Today the Office of the Superintendent of Financial Institutions (OSFI) has introduced a new stress test for consumers looking to purchase or refinance where they have a down payment or equity in their home of 20% or more of the home value. These rules come into effect on January 1, 2018. OSFI has performed a haircut.
Summary of new rule;
A new minimum qualifying rate, or “stress test” for uninsured mortgages (mortgages where consumers are putting 20% or more down payment).
- B-20 now requires mortgage clients to qualify on a minimum rate based on the greater of the five year Bank Of Canada rate (currently 4.89%) or the contract mortgage rate +2%.
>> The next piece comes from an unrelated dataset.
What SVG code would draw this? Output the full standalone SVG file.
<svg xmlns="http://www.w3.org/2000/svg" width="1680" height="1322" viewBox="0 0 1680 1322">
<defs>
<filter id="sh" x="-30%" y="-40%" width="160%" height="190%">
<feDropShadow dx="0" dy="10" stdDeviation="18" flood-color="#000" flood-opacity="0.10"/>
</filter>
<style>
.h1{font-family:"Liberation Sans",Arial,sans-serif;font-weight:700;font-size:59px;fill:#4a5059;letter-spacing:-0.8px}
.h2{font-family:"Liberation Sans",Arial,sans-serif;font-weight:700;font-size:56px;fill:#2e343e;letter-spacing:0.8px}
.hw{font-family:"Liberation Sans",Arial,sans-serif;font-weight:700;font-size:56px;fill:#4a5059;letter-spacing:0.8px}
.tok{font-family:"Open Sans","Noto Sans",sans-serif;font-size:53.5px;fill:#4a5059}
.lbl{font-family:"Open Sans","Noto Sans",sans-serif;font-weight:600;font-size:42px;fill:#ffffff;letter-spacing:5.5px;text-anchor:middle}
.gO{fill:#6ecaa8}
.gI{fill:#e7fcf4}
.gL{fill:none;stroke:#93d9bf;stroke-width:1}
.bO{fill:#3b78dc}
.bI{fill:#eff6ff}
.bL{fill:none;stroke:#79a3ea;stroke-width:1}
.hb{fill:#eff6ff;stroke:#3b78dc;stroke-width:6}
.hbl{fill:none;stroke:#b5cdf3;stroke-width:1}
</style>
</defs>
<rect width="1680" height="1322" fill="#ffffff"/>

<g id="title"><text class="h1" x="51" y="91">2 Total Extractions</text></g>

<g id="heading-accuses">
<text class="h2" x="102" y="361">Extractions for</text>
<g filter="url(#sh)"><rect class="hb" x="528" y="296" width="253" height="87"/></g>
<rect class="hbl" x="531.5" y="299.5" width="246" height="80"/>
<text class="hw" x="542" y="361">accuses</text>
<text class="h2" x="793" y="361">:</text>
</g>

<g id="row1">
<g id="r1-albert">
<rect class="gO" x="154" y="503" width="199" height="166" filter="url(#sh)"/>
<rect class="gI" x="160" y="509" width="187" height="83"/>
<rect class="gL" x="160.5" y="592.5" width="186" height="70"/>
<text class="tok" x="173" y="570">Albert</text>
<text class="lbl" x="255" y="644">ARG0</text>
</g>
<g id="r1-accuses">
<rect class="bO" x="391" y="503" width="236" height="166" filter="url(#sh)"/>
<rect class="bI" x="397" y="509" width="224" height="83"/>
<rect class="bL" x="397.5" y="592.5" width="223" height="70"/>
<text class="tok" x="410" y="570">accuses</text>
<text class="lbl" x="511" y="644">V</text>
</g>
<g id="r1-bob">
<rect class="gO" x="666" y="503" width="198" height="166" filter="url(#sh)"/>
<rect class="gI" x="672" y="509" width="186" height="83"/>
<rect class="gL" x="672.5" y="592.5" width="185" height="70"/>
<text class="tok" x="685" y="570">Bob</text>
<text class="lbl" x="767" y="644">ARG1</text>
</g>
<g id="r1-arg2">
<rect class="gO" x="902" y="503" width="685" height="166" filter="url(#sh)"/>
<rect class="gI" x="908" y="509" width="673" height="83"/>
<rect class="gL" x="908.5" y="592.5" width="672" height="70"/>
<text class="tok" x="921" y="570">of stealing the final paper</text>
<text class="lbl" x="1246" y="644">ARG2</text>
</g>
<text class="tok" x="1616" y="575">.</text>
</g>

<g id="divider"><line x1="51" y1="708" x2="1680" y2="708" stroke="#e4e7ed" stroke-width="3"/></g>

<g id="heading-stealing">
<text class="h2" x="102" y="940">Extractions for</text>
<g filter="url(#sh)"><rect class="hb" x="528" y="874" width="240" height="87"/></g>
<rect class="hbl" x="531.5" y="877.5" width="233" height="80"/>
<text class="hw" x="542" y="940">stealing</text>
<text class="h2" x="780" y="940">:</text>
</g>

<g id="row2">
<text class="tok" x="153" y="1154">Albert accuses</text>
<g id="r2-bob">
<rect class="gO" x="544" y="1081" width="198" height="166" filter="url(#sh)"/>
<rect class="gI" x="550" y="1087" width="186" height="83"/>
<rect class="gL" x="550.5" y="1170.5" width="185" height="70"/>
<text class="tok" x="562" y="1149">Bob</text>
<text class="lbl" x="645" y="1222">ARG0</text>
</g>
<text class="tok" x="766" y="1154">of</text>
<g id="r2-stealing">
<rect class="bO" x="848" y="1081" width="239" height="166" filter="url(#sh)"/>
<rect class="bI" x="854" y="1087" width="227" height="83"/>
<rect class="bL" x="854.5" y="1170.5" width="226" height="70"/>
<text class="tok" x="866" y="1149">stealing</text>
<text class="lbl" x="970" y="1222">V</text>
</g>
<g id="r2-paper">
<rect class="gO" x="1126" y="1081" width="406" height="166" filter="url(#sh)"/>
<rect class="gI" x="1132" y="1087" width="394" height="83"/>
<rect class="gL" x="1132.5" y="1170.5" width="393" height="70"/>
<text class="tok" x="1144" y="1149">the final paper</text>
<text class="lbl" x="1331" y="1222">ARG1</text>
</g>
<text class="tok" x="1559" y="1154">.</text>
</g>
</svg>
Those of us in the business have seen this before in October 2016. The government a.k.a. Finance Minister – Morneau ( you know the one, leading the way with taxing small business while enjoying his french villa owned through a conveniently tax sheltered corporation he owns) introduced this same stress test rule for first time home buyers and those with less than 20% down payment last fall. What has been the fallout from that set of rule changes:
- Some first time home buyers are no longer qualifying for a mortgage they once would have, thereby reducing their purchase price or completely leaving the buying process.
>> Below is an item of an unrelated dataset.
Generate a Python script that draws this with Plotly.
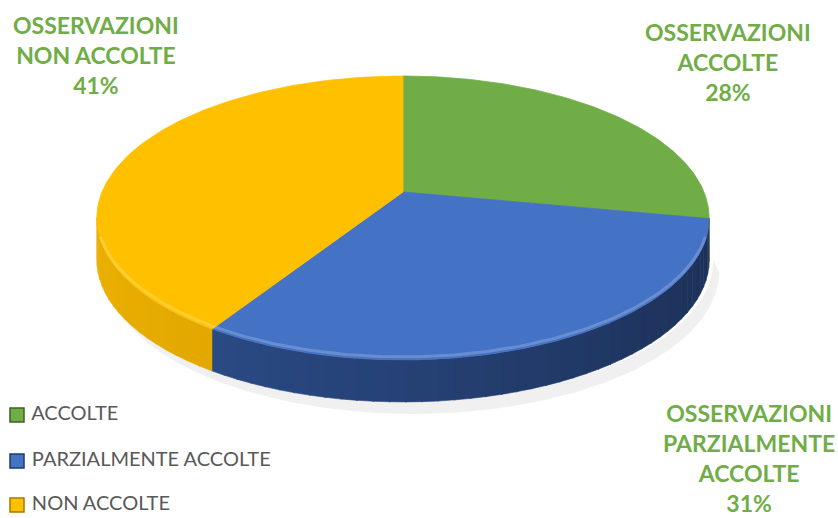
import numpy as np
import plotly.graph_objects as go

# ---- data ----
categories = ["ACCOLTE", "PARZIALMENTE ACCOLTE", "NON ACCOLTE"]
label_names = ["OSSERVAZIONI<br>ACCOLTE", "OSSERVAZIONI<br>PARZIALMENTE<br>ACCOLTE", "OSSERVAZIONI<br>NON ACCOLTE"]
values = [28, 31, 41]

# ---- style ----
top_colors = ["#70AD47", "#4472C4", "#FFC000"]
wall_dark = ["#3F6A28", "#1D3158", "#C98F00"]
wall_light = ["#5A8A3A", "#2F5292", "#EBB000"]
legend_line = ["#3B6324", "#1F3A6E", "#A87A00"]
label_color = "#70AD47"

W, H = 838, 518
CX, CY = 403, 192        # apex of the pie on screen
A, B, C = 137.2, 0.183, 301.0   # perspective projection parameters
DEPTH = 42


def proj(phi):
    u, v = np.sin(phi), np.cos(phi)
    den = 1 + B * v
    return CX + C * u / den, CY - A * v / den


def hex2rgb(h):
    return np.array([int(h[j:j + 2], 16) for j in (1, 3, 5)])


fig = go.Figure()

total = float(sum(values))
bounds = np.concatenate([[0], np.cumsum(values)]) / total * 2 * np.pi
phiR = np.arccos(-B)
phiL = 2 * np.pi - phiR

# shadow
ph = np.linspace(phiR, phiL, 120)
sx, sy = proj(ph)
shx = np.concatenate([sx + 4, (sx + 10)[::-1]])
shy = np.concatenate([sy + DEPTH, (sy + DEPTH + 12)[::-1]])
fig.add_trace(go.Scatter(x=shx, y=shy, fill="toself", mode="lines", line=dict(width=0),
                         fillcolor="rgba(0,0,0,0.06)", hoverinfo="skip", showlegend=False))

# walls (thin strips for shading)
for i in range(len(values)):
    a, b = max(bounds[i], phiR), min(bounds[i + 1], phiL)
    if b <= a:
        continue
    n = max(2, int(np.degrees(b - a) / 2.5))
    edges = np.linspace(a, b, n + 1)
    for k in range(n):
        p0, p1 = edges[k], edges[k + 1] + 0.004
        pp = np.linspace(p0, p1, 4)
        x, y = proj(pp)
        xs = np.concatenate([x, x[::-1]])
        ys = np.concatenate([y, (y + DEPTH)[::-1]])
        t = (np.sin((p0 + p1) / 2) + 1) / 2  # 1 at right, 0 at left
        c = (hex2rgb(wall_light[i]) * (1 - t) + hex2rgb(wall_dark[i]) * t).astype(int)
        col = "rgb(%d,%d,%d)" % tuple(c)
        fig.add_trace(go.Scatter(x=xs, y=ys, fill="toself", mode="lines",
                                 line=dict(width=0.6, color=col), fillcolor=col,
                                 hoverinfo="skip", showlegend=False))

# top faces
for i in range(len(values)):
    pp = np.linspace(bounds[i], bounds[i + 1], 150)
    x, y = proj(pp)
    xs = np.concatenate([[CX], x, [CX]])
    ys = np.concatenate([[CY], y, [CY]])
    fig.add_trace(go.Scatter(x=xs, y=ys, fill="toself", mode="lines",
                             line=dict(width=0.8, color=top_colors[i]), fillcolor=top_colors[i],
                             hoverinfo="skip", showlegend=False))

# bevel highlight along the front rim
ph = np.linspace(phiR + 0.15, phiL - 0.15, 150)
hx, hy = proj(ph)
fig.add_trace(go.Scatter(x=hx, y=hy - 3, mode="lines", line=dict(width=3, color="rgba(255,255,255,0.2)"),
                         hoverinfo="skip", showlegend=False))

# legend (markers with text beside them)
legend_y = [415, 461, 505]
for i, cat in enumerate(categories):
    fig.add_trace(go.Scatter(x=[17], y=[legend_y[i]], mode="markers+text", name=cat,
                             text=[" " + cat], textposition="middle right",
                             textfont=dict(family="Lato", size=20, color="#595959"),
                             marker=dict(symbol="square", size=14, color=top_colors[i],
                                         line=dict(width=1.5, color=legend_line[i])),
                             hoverinfo="skip", showlegend=False))

# data labels
label_pos = [(728, 62), (749, 458), (96, 55)]
for i in range(len(values)):
    pct = round(values[i] / total * 100)
    fig.add_annotation(x=label_pos[i][0], y=label_pos[i][1], xref="x", yref="y",
                       text="<b>%s<br>%d%%</b>" % (label_names[i], pct), showarrow=False,
                       font=dict(family="Lato", size=23, color=label_color),
                       align="center", xanchor="center", yanchor="middle")

fig.update_layout(
    width=W, height=H, margin=dict(l=0, r=0, t=0, b=0),
    paper_bgcolor="white", plot_bgcolor="white",
    xaxis=dict(range=[0, W], visible=False, fixedrange=True),
    yaxis=dict(range=[H, 0], visible=False, fixedrange=True),
    showlegend=False,
)

fig.write_html("out.html", config={"displayModeBar": False},
               post_script="document.body.style.margin='0';")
- Debt reduction for some has been the focus since they don’t qualify based on the stress testing rules (currently 4.89%). While this seems like a good idea, in theory many prospective buyers have been going back to banks, credit unions and other lenders to renegotiate payments (not the amount they owe) to lower their payment so they can afford a higher mortgage amount. Some family members have stepped up moving wealth from one generation to another and thereby eliminating some debt (thanks Mom/Dad and maybe grandparents)
- High demand for lower priced homes and therefore more moving into condos. The last set of changes has reduced purchasing power putting more consumers, namely first time home buyers, into a more competitive situation where supply is small. Some have decided to wait while others have looked at buying condos since prices are lower.
Let’s fast forward to today’s announcement. What are the potential unintended consequences?
- Loss of confidence. Confidence in home values is a fickle thing. If you suspect that the home you are looking at buying may decrease in value, you are likely not going to take the plunge and make an offer. While we haven’t experienced this for many years, this may be a reality. A loss in confidence in home values would have a spinoff impact on many businesses.
- Potential move up buyers will decide to stay where they are. The new stress test will reduce their mortgage qualification by 20% if they are purchasing at the maximum of their affordability. If you could qualify for a $400,000 mortgage you will now be down to $320,000.
- Busier than normal November and December real estate markets. Whenever a major change happens, consumers will jump at the opportunity to take advantage of the “old” rules before the new ones take effect. This often creates a bit of a storm before the calm, not always the best thing for a market but the barber knows best. If you are a realtor or mortgage broker, expect the months of January and February to be “deadsville”
- Liquidity crisis for Credit Union’s or other unregulated lenders. Believe it or not, credit union’s are not regulated by OSFI. Other unregulated lenders are private lenders where fees can range from $1500 to 5% of the mortgage amount and interest rates from 7-12%, who will not be impacted by these changes. This may force some consumers who want to buy a home to these lenders just so they can qualify. These credit unions and other lenders only have so much money to go around and if they experience a run on their money, they adopt changes to their policies or even worse, shut off funding for some mortgages.
While the government is trying to cool the housing market in Toronto and Vancouver, these changes could clearly freeze the rest of the country especially in smaller centers like Winnipeg.
So when the barber is telling you to cut your hair shorter, it might be wise to ask what weather forecast they are basing this on, as we know the weatherman is not always right.